M.F.Husain: Husain did not show his paintings to me. So he was in no position to offend me. He let me down though. I believe in freedom-of-expression. Husain let me down by running away. He should have fought the court-cases in India. His money and fame would have ensured a constant media coveage and that would have served the cause of freedom-of-expression greatly. He would have been slightly inconvenienced but his money could take it. I do not believe Husain was under any serious-tangible threats from fundamentalists.
More of my thoughts on this topic and freedom of expression here, here, here, here and here.

Kasab: We could have killed him the very next day. We CHOSE not to do so.
Will it create incentive for the next mercenary? May be yes.
Will it show India as a softie? I don't believe so. Anyway, in reality, world opinion does not count much. So no harm there.
Will it create a possibility that in future some terrorist forces us to negotiate Kasab by taking some hostage? Yes. However the point of failure will be the hostage situation, not the act of leaving Kasab alive.
Does the one year trial raise India's position in international opinion? I do not give it a damn. The international opinion, as I said earlier, does not count much. In international relations, might is right.
The fact remains that we CHOSE not to kill him in a hurry when we COULD do so. As a nation, this makes me feel very proud. And powerful too. It is not a logical feeling, meaning I can not explain why exactly I feel proud. But I do feel proud, immensely so.
Slightly unrelated, but more of my thoughts on this topic here.
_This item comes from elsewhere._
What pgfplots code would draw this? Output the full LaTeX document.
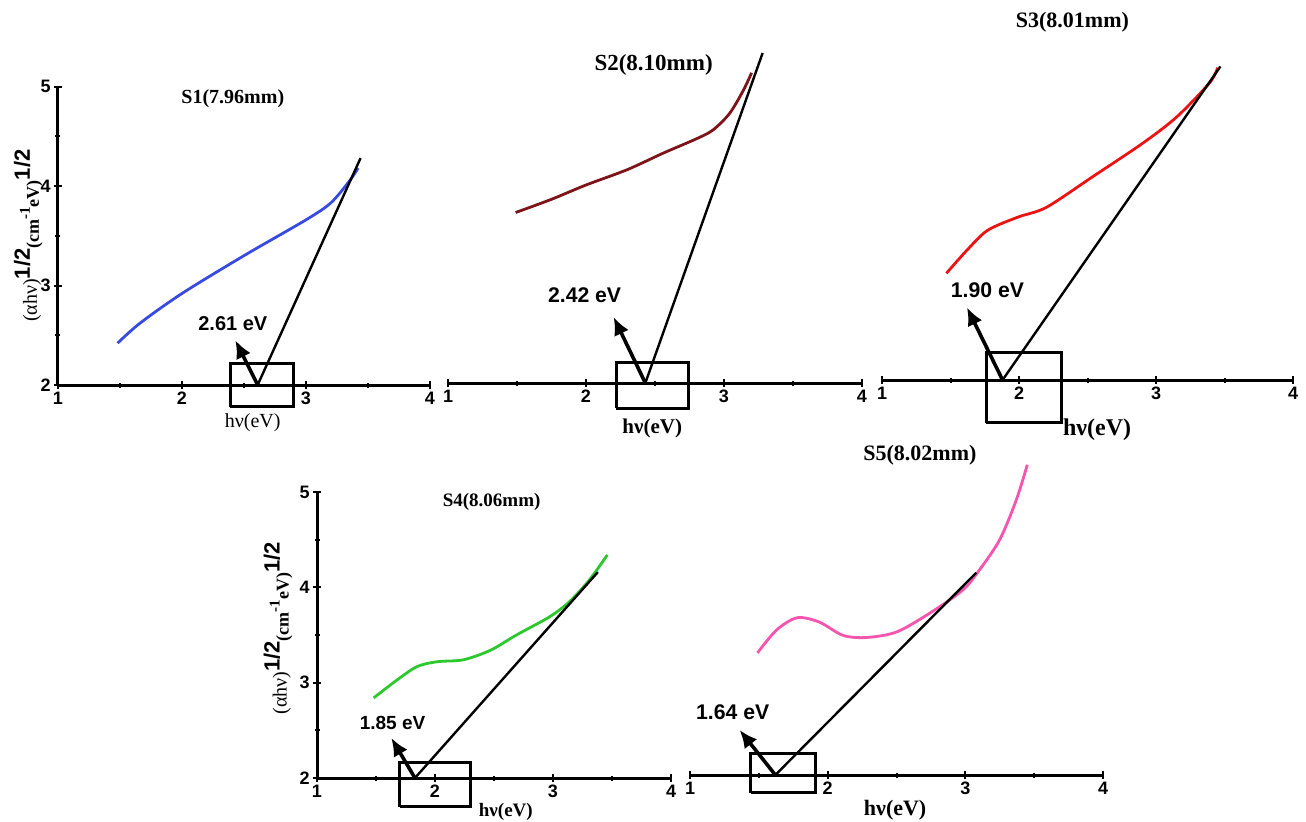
\documentclass[border=0pt]{standalone}
\usepackage{pgfplots}
\pgfplotsset{compat=1.18}
\usepackage{fontspec}
\setmainfont{Liberation Serif}
\setsansfont{Liberation Sans}
\usetikzlibrary{arrows.meta}

\definecolor{c1}{RGB}{55,75,225}
\definecolor{c2}{RGB}{125,20,25}
\definecolor{c3}{RGB}{235,20,20}
\definecolor{c4}{RGB}{45,200,45}
\definecolor{c5}{RGB}{245,85,175}

\pgfplotsset{
 panel/.style={scale only axis, xmin=1,xmax=4,ymin=2,ymax=5, clip=false, anchor=south west,
   xtick={1,2,3,4}, minor x tick num=1,
   tick align=outside, major tick length=4pt, minor tick length=2.5pt,
   every tick/.style={black, line width=1pt},
   ticklabel style={font=\sffamily\bfseries\fontsize{9}{9}\selectfont, inner sep=1.5pt},
   /pgf/number format/assume math mode=true,
 },
 withy/.style={axis x line=bottom, axis y line=left, ytick={2,3,4,5}, minor y tick num=1,
   x axis line style={-, line width=1.5pt}, y axis line style={-, line width=1.5pt}},
 noy/.style={axis x line=bottom, axis y line=none,
   x axis line style={-, line width=1.5pt}},
 curve/.style={line width=1.4pt, smooth, no marks},
 tang/.style={black, line width=1.2pt, no marks},
 arr/.style={black, line width=1.8pt, no marks, -{Latex[length=9pt,width=8pt]}},
 boxx/.style={black, line width=1.5pt, no marks, line join=miter},
}

\newcommand{\ylab}{{\fontsize{10}{10}\selectfont(αhν)}\raisebox{3.5pt}{\sffamily\bfseries\fontsize{11}{11}\selectfont 1/2}\raisebox{-1pt}{\bfseries\fontsize{9}{9}\selectfont(cm}\raisebox{3.5pt}{\bfseries\fontsize{7.5}{7.5}\selectfont -1}\raisebox{-1pt}{\bfseries\fontsize{9}{9}\selectfont eV)}\raisebox{3.5pt}{\sffamily\bfseries\fontsize{11}{11}\selectfont 1/2}}

\begin{document}
\begin{tikzpicture}
\path[use as bounding box] (0,0) rectangle (653pt,410.5pt);

% ---------- S1 ----------
\begin{axis}[panel, withy, at={(29pt,218pt)}, width=186pt, height=149.25pt]
\addplot[curve, c1] coordinates {(1.48,2.42)(1.66,2.62)(2.0,2.92)(2.5,3.3)(3.0,3.66)(3.2,3.83)(3.35,4.05)(3.42,4.18)};
\addplot[tang] coordinates {(2.61,2.0)(3.44,4.28)};
\addplot[arr] coordinates {(2.61,2.0)(2.43,2.45)};
\addplot[boxx] coordinates {(2.39,1.78)(2.9,1.78)(2.9,2.22)(2.39,2.22)(2.39,1.78)};
\node[font=\sffamily\bfseries\fontsize{10}{10}\selectfont] at (axis cs:2.41,2.62) {2.61 eV};
\node[font=\bfseries\fontsize{10}{10}\selectfont] at (axis cs:2.41,4.88) {S1(7.96mm)};
\node[font=\fontsize{10}{10}\selectfont] at (axis cs:2.57,1.62) {hν(eV)};
\node[rotate=90] at (axis cs:0.76,3.5) {\ylab};
\end{axis}

% ---------- S2 ----------
\begin{axis}[panel, noy, at={(224pt,219pt)}, width=207pt, height=165pt]
\addplot[curve, c2] coordinates {(1.49,3.55)(1.75,3.67)(2.0,3.8)(2.3,3.94)(2.56,4.09)(2.8,4.22)(2.92,4.3)(3.04,4.45)(3.14,4.66)(3.2,4.82)};
\addplot[tang] coordinates {(2.43,2.0)(3.28,5.0)};
\addplot[arr] coordinates {(2.43,2.0)(2.2,2.6)};
\addplot[boxx] coordinates {(2.22,1.77)(2.74,1.77)(2.74,2.19)(2.22,2.19)(2.22,1.77)};
\node[font=\sffamily\bfseries\fontsize{10.6}{10.6}\selectfont] at (axis cs:1.99,2.8) {2.42 eV};
\node[font=\bfseries\fontsize{11.5}{11.5}\selectfont] at (axis cs:2.49,4.89) {S2(8.10mm)};
\node[font=\bfseries\fontsize{10.5}{10.5}\selectfont] at (axis cs:2.48,1.59) {hν(eV)};
\end{axis}

% ---------- S3 ----------
\begin{axis}[panel, noy, at={(441pt,220.5pt)}, width=205.5pt, height=165pt]
\addplot[curve, c3] coordinates {(1.47,2.97)(1.62,3.18)(1.77,3.36)(1.99,3.48)(2.2,3.57)(2.54,3.85)(2.9,4.15)(3.15,4.39)(3.39,4.7)(3.45,4.84)};
\addplot[tang] coordinates {(1.88,2.0)(3.47,4.85)};
\addplot[arr] coordinates {(1.88,2.0)(1.62,2.66)};
\addplot[boxx] coordinates {(1.76,1.61)(2.31,1.61)(2.31,2.25)(1.76,2.25)(1.76,1.61)};
\node[font=\sffamily\bfseries\fontsize{10.6}{10.6}\selectfont] at (axis cs:1.77,2.82) {1.90 eV};
\node[font=\bfseries\fontsize{11}{11}\selectfont] at (axis cs:2.39,5.25) {S3(8.01mm)};
\node[font=\bfseries\fontsize{12}{12}\selectfont] at (axis cs:2.57,1.55) {hν(eV)};
\end{axis}

% ---------- S4 ----------
\begin{axis}[panel, withy, at={(158.5pt,21.5pt)}, width=177pt, height=143pt]
\addplot[curve, c4] coordinates {(1.48,2.84)(1.68,3.03)(1.85,3.17)(2.02,3.22)(2.24,3.24)(2.47,3.34)(2.69,3.5)(2.97,3.69)(3.14,3.85)(3.31,4.08)(3.46,4.34)};
\addplot[tang] coordinates {(1.83,2.0)(3.38,4.16)};
\addplot[arr] coordinates {(1.83,2.0)(1.63,2.42)};
\addplot[boxx] coordinates {(1.7,1.70)(2.3,1.70)(2.3,2.16)(1.7,2.16)(1.7,1.70)};
\node[font=\sffamily\bfseries\fontsize{9.5}{9.5}\selectfont] at (axis cs:1.64,2.58) {1.85 eV};
\node[font=\bfseries\fontsize{9.5}{9.5}\selectfont] at (axis cs:2.48,4.9) {S4(8.06mm)};
\node[font=\bfseries\fontsize{9.5}{9.5}\selectfont] at (axis cs:2.6,1.64) {hν(eV)};
\node[rotate=90] at (axis cs:0.67,3.57) {\ylab};
\end{axis}

% ---------- S5 ----------
\begin{axis}[panel, noy, at={(345pt,23pt)}, width=206.5pt, height=165pt]
\addplot[curve, c5] coordinates {(1.49,3.11)(1.63,3.32)(1.78,3.43)(1.94,3.39)(2.11,3.27)(2.28,3.25)(2.5,3.3)(2.74,3.47)(2.98,3.68)(3.1,3.86)(3.25,4.14)(3.37,4.5)(3.45,4.82)};
\addplot[tang] coordinates {(1.62,2.0)(3.08,3.84)};
\addplot[arr] coordinates {(1.62,2.0)(1.36,2.41)};
\addplot[boxx] coordinates {(1.44,1.84)(1.91,1.84)(1.91,2.2)(1.44,2.2)(1.44,1.84)};
\node[font=\sffamily\bfseries\fontsize{10.6}{10.6}\selectfont] at (axis cs:1.31,2.57) {1.64 eV};
\node[font=\bfseries\fontsize{11}{11}\selectfont] at (axis cs:2.67,4.91) {S5(8.02mm)};
\node[font=\bfseries\fontsize{11}{11}\selectfont] at (axis cs:2.49,1.68) {hν(eV)};
\end{axis}
\end{tikzpicture}
\end{document}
The title of this post is making me a bit queasy as it clubs names of two Indian achievers (who make many Indians feel proud) with a terrorist. My request to the readers is to treat the title as just a title and surmise no deeper meaning underneath. I would not have to write this title if I could post it in the comment section of the original post.

4 comments:

astatine said...

You have started a healthy debate. I could go on and on.... but he is my counter point.
Sania: Where the world has not been broken into fragments by narrow domestic walls....into that heaven of freedom....let my country awake. Lets see Sania Mirza try to break down atleast one of those walls...Then I will salute her.
Hussain: Yes, I am not one who can afford a Hussain and I wouldnt have even known about it if it were not for those radical fundementalists. But back to my original query. Would he have dared to paint a hijab wearing Wife of the Prophet like that? ( hope this comment does not get me on a fatwa!)Even in Goya's paintings, I prefer the clothed Maja. It is about misuse of artistic freedom. Just because hindus are a bit more tolerant, dont take advantage. Even Saraswathi is a woman first
Kasab: Yes, we followed the law in his trial.He will now appeal and appeal, sit in prison for twenty years like Nalini, the Rajiv killer and then ask for pardon. And NDTV will have a huge debate on it in year 2030. They were on a suicide mission anyway, so why let them live? Dont make them anti-heroes. Public memory is like Ghajini. Justice soon, lest we forget.

Sambaran said...

@Astatine.
Thanks for your comments.
Regarding Sania, I guess we have a truce.
Regarding Kasab, I see your logic but still cannot agree with your conclusion. As I owned up earlier, my stand is clear to me but the reasoning is not.
Regarding Husain, I will respond in somebody else's words. The link to the link of one Phillip Pullman here:
http://www.deeshaa.org/2010/04/01/philip-pullman-on-being-offended-and-free-speech/

Srinivas Muthadi said...

I agree with your views on Kasab. People get emotional when dealing with cases involving terrorism. What I feel is he is just a pawn in a big game. Just hanging him would not solve the problem. Handing him a life imprisonment and leave him after serving the term is the best solution.

Sambaran said...

@Srinivas,
Speaking for myself, I never feel like letting Kasab go free. It should either be death or real-life-imprisonment (not the 14 year variant).
The important thing is that we are doing it through due process of justice. I do not believe hanging him in heat of moment would have detered any potential bomber/terrorist.